I saw that there is a throttling option:
http://gatling.io/docs/2.0.0-RC2/general/simulation_setup.html?highlight=inject#throttling

Do you think that this option could work?

setUp(
test1.inject(atOnceUsers(200))
).throttle(

reachRps(833) in (10 seconds),
holdFor(5 minute)

Thanks in advance.

“We need to simulate 500K rpm during 5 min.”

No, this is not a proper requirement. It’s incomplete.
A load profile is a function of 2 parameters:

  • the rpm you throw at it
  • the number of connections you ask to connect (and close, and connect new ones)
    This second parameter is very important. Getting 500K rpm with opening and closing a new connection on each request, and doing so with a shared connection pool are very different.
    Some tools only let you do the latter, which, of course, gives better results, as it brings way less stress on both the system under test and the load test tool. BUT, this is a very unrealistic behavior in most cases. If you want to simulate web browsers, each of them would have its own connection pool that it doesn’t share with the others.

So, back to my original question: in the real world, how do user-agents (browsers, remote applications) connect to your system?

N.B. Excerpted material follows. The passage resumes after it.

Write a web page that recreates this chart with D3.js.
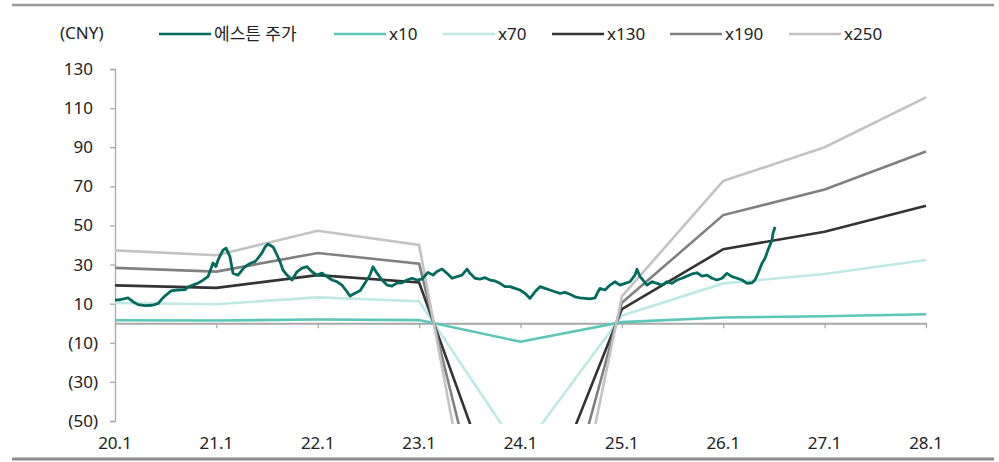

  • a swarm of web browsers, each of them sending only one requests, and then never connect again? In that case, you want many virtual users, and a scenario with one single request.
  • a swarm of web browsers, each them sending many requests? In that case, you want many virtual users, and a scenario with many requests, and maybe loops.
  • a few client applications that support keep-alive? In that case, you want just a few virtual users to run concurrent requests, and share the connection pool (see gatling http conf).
    If you’re in one of the 2 first cases, and you still can’t open enough connections, I’m afraid you’ll still need more servers. It’s really a matter of OS and hardware, and not a limit of the load test tool.
    If you share the connection pool, you’ll probably be able to get the rpm you want, but you’ll probably be actually testing in unrealistic conditions.